Start DATA SECTION
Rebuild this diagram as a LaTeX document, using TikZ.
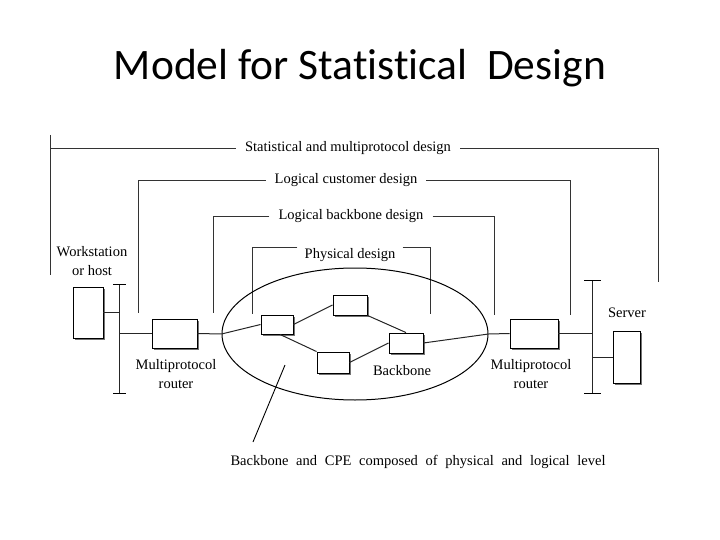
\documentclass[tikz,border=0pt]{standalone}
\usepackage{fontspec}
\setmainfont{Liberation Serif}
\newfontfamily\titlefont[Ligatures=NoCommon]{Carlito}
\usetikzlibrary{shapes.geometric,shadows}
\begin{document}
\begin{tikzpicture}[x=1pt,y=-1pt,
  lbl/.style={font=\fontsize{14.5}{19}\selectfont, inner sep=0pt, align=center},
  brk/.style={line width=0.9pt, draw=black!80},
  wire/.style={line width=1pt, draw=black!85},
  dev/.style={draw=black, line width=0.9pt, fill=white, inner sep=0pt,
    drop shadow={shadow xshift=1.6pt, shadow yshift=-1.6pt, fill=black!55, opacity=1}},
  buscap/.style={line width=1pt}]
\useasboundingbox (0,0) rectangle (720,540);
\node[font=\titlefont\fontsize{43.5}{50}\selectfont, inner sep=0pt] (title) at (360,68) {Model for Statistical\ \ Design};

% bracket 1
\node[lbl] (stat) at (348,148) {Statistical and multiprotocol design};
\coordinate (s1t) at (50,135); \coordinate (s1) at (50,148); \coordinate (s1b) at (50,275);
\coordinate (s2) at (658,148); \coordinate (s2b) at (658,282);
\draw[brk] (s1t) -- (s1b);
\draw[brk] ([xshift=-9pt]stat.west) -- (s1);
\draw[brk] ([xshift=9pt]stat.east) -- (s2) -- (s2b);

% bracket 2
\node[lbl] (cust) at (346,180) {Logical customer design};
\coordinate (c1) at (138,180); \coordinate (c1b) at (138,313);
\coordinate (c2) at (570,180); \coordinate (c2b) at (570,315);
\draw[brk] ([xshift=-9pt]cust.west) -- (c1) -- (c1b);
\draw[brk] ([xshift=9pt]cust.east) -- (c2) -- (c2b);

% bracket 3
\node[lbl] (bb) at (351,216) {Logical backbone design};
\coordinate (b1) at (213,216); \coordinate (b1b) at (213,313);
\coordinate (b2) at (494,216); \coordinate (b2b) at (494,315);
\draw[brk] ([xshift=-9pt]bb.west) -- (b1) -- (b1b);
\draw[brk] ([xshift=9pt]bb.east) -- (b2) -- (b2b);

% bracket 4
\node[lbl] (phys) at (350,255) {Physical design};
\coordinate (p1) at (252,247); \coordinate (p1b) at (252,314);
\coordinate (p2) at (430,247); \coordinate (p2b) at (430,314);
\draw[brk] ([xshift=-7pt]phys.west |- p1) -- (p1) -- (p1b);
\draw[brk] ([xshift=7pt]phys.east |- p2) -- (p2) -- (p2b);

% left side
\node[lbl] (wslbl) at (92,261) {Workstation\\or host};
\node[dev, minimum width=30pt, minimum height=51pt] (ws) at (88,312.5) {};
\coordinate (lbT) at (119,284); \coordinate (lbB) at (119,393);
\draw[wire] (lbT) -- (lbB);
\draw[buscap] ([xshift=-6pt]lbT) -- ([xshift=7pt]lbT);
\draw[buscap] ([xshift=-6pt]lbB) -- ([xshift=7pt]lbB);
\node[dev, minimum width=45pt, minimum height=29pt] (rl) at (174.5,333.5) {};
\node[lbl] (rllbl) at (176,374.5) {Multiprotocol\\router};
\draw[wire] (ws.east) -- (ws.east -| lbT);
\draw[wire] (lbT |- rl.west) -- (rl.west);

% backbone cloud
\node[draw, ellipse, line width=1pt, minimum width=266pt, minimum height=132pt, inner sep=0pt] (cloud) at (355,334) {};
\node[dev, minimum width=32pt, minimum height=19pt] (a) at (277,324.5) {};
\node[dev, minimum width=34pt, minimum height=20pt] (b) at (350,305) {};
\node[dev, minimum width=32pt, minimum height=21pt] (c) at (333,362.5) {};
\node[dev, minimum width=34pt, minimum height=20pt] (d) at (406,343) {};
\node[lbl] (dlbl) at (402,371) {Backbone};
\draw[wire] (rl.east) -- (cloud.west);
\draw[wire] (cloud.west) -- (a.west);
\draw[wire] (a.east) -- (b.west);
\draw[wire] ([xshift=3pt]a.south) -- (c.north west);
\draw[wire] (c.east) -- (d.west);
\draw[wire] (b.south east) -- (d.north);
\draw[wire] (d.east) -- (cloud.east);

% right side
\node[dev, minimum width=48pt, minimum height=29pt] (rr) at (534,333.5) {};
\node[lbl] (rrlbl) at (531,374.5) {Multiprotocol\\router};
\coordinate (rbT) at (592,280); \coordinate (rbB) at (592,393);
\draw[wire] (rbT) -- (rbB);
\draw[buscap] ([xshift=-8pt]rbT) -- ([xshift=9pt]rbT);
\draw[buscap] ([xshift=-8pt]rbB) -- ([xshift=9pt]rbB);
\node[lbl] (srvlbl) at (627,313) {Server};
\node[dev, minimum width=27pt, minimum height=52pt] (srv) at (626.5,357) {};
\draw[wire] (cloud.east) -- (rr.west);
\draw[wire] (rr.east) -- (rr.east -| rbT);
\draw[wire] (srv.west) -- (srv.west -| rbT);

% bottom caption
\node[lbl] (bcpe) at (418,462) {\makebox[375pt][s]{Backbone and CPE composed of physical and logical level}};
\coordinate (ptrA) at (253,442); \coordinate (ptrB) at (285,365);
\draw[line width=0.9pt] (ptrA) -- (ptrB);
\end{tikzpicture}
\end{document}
End DATA SECTION
**SET PROBLEM**
Exactly as they appear, print the lines of the listing above from its first line through the line that contains "inner sep=0pt] (title)", minus the pictures.

**RESPONSE BELOW**
Rebuild this diagram as a LaTeX document, using TikZ.
\documentclass[tikz,border=0pt]{standalone}
\usepackage{fontspec}
\setmainfont{Liberation Serif}
\newfontfamily\titlefont[Ligatures=NoCommon]{Carlito}
\usetikzlibrary{shapes.geometric,shadows}
\begin{document}
\begin{tikzpicture}[x=1pt,y=-1pt,
  lbl/.style={font=\fontsize{14.5}{19}\selectfont, inner sep=0pt, align=center},
  brk/.style={line width=0.9pt, draw=black!80},
  wire/.style={line width=1pt, draw=black!85},
  dev/.style={draw=black, line width=0.9pt, fill=white, inner sep=0pt,
    drop shadow={shadow xshift=1.6pt, shadow yshift=-1.6pt, fill=black!55, opacity=1}},
  buscap/.style={line width=1pt}]
\useasboundingbox (0,0) rectangle (720,540);
\node[font=\titlefont\fontsize{43.5}{50}\selectfont, inner sep=0pt] (title) at (360,68) {Model for Statistical\ \ Design};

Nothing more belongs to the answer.